14. The parallel processor of claim 13, wherein the DMA controller is to:
prioritize issuing instructions based on the at least one descriptor of incomplete copy operations over issuing instructions based on a descriptor received at the DMA controller subsequent to the first context resume at the shader.
15. The parallel processor of claim 13, further comprising:
a scheduler to initiate a second context resume in response to receiving an indication from the DMA controller that the first context resume has completed.
16. A system, comprising:
a global memory;
a parallel processor comprising:
a shader to execute program instructions;
a local memory associated with the shader; and
a trap handler; and
a direct memory access (DMA) controller to:
issue instructions based on descriptors to perform copy operations to copy data to and from a global memory and the local memory, wherein the trap handler is to instruct the DMA controller to stop issuing instructions in response to a context switch at the shader.
17. The system of claim 16, wherein the trap handler is to:
instruct the DMA controller to save at least one descriptor of incomplete copy operations and associated metadata to a region of the global memory.
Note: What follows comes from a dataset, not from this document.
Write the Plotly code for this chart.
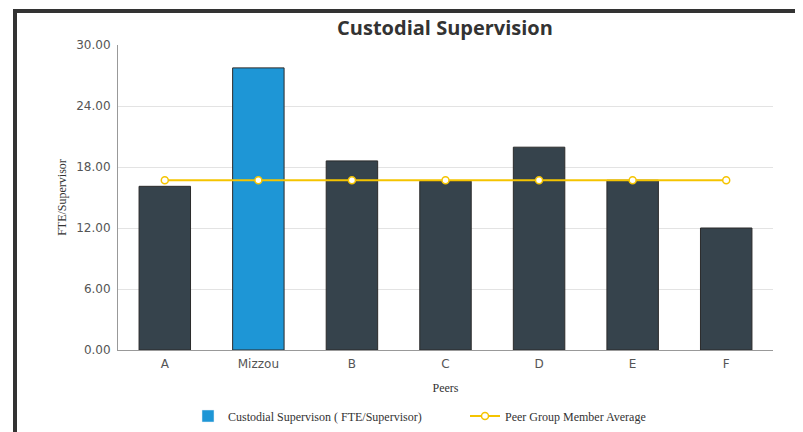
import plotly.graph_objects as go

categories = ["A", "Mizzou", "B", "C", "D", "E", "F"]
fte_per_supervisor = [16.1, 27.75, 18.6, 16.6, 19.95, 16.7, 12.0]
peer_average = [16.7, 16.7, 16.7, 16.7, 16.7, 16.7, 16.7]
y_ticks = [0, 6, 12, 18, 24, 30]
y_tick_labels = ["0.00", "6.00", "12.00", "18.00", "24.00", "30.00"]

W, H = 803, 432
OFF = 8  # page body margin offset
L, T = 118 - OFF, 45 - OFF
R = W - (773 - OFF)
B = H - (350 - OFF)
pw, ph = W - L - R, H - T - B

def px_x(x):
    return (x - OFF - L) / pw

def px_y(y):
    return (H - B - (y - OFF)) / ph

bar_colors = ["#1e96d6" if c == "Mizzou" else "#36434c" for c in categories]

fig = go.Figure()
fig.add_trace(go.Bar(
    x=categories, y=fte_per_supervisor,
    marker=dict(color=bar_colors, line=dict(color="#2b2b2b", width=1)),
    width=0.55, showlegend=False, hoverinfo="x+y",
))
fig.add_trace(go.Bar(
    x=[None], y=[None], name="Custodial Supervison ( FTE/Supervisor)",
    marker=dict(color="#1e96d6"), showlegend=True,
))
fig.add_trace(go.Scatter(
    x=categories, y=peer_average, mode="lines+markers",
    name="Peer Group Member Average",
    line=dict(color="#f5c400", width=2),
    marker=dict(symbol="circle", size=7, color="white",
                line=dict(color="#f5c400", width=1.5)),
))

fig.update_layout(
    width=W, height=H,
    margin=dict(l=L, r=R, t=T, b=B, autoexpand=False),
    paper_bgcolor="white", plot_bgcolor="white",
    barmode="overlay",
    title=dict(text="<b>Custodial Supervision</b>", x=px_x(445), xref="paper",
               xanchor="center", y=1 - (28 - OFF) / H, yanchor="middle",
               font=dict(family="Open Sans", size=20, color="#333333")),
    xaxis=dict(
        type="category", showgrid=False, showline=True, linecolor="#999999",
        linewidth=1, ticks="outside", tickcolor="rgba(0,0,0,0)", ticklen=3,
        tickfont=dict(family="DejaVu Sans", size=12, color="#555555"),
        title=dict(text="Peers", font=dict(family="Liberation Serif", size=12, color="#333333"),
                   standoff=13),
        range=[-0.5, 6.5],
    ),
    yaxis=dict(
        range=[0, 30], tickvals=y_ticks, ticktext=y_tick_labels,
        showgrid=True, gridcolor="#e3e3e3", gridwidth=1,
        showline=True, linecolor="#999999", linewidth=1, zeroline=False,
        tickfont=dict(family="DejaVu Sans", size=12, color="#555555"),
        ticks="outside", tickcolor="rgba(0,0,0,0)", ticklen=4,
        title=dict(text="FTE/Supervisor", font=dict(family="Liberation Serif", size=12, color="#333333"),
                   standoff=7),
    ),
    legend=dict(
        orientation="h", x=px_x(188), xanchor="left", y=px_y(416), yanchor="middle",
        font=dict(family="Liberation Serif", size=12, color="#333333"),
        entrywidth=232, entrywidthmode="pixels", bgcolor="rgba(0,0,0,0)",
    ),
    shapes=[dict(
        type="rect", xref="paper", yref="paper",
        x0=px_x(15), x1=px_x(900), y0=px_y(600), y1=px_y(11),
        line=dict(color="#333333", width=4), fillcolor="rgba(0,0,0,0)", layer="above",
    )],
)

fig.write_html("out.html")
18. The system of claim 17, wherein the associated metadata indicates that the at least one descriptor is a restored descriptor and a number of descriptors of incomplete copy operations saved to the region of the global memory.
19. The system of claim 17, wherein the trap handler is to read the at least one descriptor of incomplete copy operations and associated metadata from the region of the global memory in response to a context resume.
20. The system of claim 19, wherein the trap handler is to:
instruct the DMA controller to receive the at least one descriptor of incomplete copy operations in response to the context resume at the shader.
21. The system of claim 20, wherein the DMA controller is to:
resume issuing instructions based on the at least one descriptor of incomplete copy operations to copy data to and from the global memory of the parallel processor and the local memory of the shader.